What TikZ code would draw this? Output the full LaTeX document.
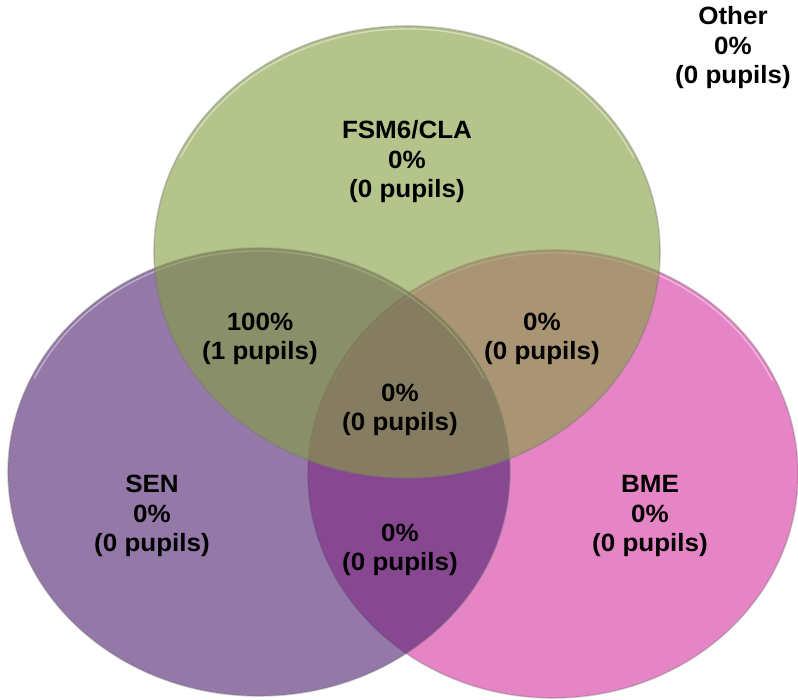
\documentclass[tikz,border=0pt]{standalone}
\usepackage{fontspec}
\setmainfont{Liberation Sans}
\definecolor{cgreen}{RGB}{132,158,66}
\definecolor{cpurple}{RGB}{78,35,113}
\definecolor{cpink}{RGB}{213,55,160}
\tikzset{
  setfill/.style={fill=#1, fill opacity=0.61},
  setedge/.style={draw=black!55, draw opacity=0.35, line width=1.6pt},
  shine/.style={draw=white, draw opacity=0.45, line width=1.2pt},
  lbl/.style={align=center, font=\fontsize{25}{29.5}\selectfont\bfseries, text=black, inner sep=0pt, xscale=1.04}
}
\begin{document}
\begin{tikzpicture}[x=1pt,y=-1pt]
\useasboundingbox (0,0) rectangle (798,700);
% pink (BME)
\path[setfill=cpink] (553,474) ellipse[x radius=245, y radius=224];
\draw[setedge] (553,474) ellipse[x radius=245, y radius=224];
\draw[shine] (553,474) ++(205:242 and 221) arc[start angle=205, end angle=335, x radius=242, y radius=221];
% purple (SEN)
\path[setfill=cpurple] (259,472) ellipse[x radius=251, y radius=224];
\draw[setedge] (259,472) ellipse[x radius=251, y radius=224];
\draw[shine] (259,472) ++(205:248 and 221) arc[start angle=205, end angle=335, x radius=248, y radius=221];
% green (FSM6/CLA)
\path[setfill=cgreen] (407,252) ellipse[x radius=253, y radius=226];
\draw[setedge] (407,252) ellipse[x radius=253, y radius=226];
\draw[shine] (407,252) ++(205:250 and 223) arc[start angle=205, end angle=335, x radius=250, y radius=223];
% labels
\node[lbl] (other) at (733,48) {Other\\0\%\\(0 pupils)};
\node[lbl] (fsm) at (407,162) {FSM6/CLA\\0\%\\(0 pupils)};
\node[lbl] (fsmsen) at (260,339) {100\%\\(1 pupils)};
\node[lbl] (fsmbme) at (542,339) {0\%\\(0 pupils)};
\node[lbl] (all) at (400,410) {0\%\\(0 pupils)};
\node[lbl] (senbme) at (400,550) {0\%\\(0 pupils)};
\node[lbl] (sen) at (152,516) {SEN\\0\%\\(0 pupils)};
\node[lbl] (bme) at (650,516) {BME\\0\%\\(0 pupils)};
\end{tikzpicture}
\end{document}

§ Stated problem
Without the images, write out each line of the data verbatim.

§ Exercise response
What TikZ code would draw this? Output the full LaTeX document.
\documentclass[tikz,border=0pt]{standalone}
\usepackage{fontspec}
\setmainfont{Liberation Sans}
\definecolor{cgreen}{RGB}{132,158,66}
\definecolor{cpurple}{RGB}{78,35,113}
\definecolor{cpink}{RGB}{213,55,160}
\tikzset{
  setfill/.style={fill=#1, fill opacity=0.61},
  setedge/.style={draw=black!55, draw opacity=0.35, line width=1.6pt},
  shine/.style={draw=white, draw opacity=0.45, line width=1.2pt},
  lbl/.style={align=center, font=\fontsize{25}{29.5}\selectfont\bfseries, text=black, inner sep=0pt, xscale=1.04}
}
\begin{document}
\begin{tikzpicture}[x=1pt,y=-1pt]
\useasboundingbox (0,0) rectangle (798,700);
% pink (BME)
\path[setfill=cpink] (553,474) ellipse[x radius=245, y radius=224];
\draw[setedge] (553,474) ellipse[x radius=245, y radius=224];
\draw[shine] (553,474) ++(205:242 and 221) arc[start angle=205, end angle=335, x radius=242, y radius=221];
% purple (SEN)
\path[setfill=cpurple] (259,472) ellipse[x radius=251, y radius=224];
\draw[setedge] (259,472) ellipse[x radius=251, y radius=224];
\draw[shine] (259,472) ++(205:248 and 221) arc[start angle=205, end angle=335, x radius=248, y radius=221];
% green (FSM6/CLA)
\path[setfill=cgreen] (407,252) ellipse[x radius=253, y radius=226];
\draw[setedge] (407,252) ellipse[x radius=253, y radius=226];
\draw[shine] (407,252) ++(205:250 and 223) arc[start angle=205, end angle=335, x radius=250, y radius=223];
% labels
\node[lbl] (other) at (733,48) {Other\\0\%\\(0 pupils)};
\node[lbl] (fsm) at (407,162) {FSM6/CLA\\0\%\\(0 pupils)};
\node[lbl] (fsmsen) at (260,339) {100\%\\(1 pupils)};
\node[lbl] (fsmbme) at (542,339) {0\%\\(0 pupils)};
\node[lbl] (all) at (400,410) {0\%\\(0 pupils)};
\node[lbl] (senbme) at (400,550) {0\%\\(0 pupils)};
\node[lbl] (sen) at (152,516) {SEN\\0\%\\(0 pupils)};
\node[lbl] (bme) at (650,516) {BME\\0\%\\(0 pupils)};
\end{tikzpicture}
\end{document}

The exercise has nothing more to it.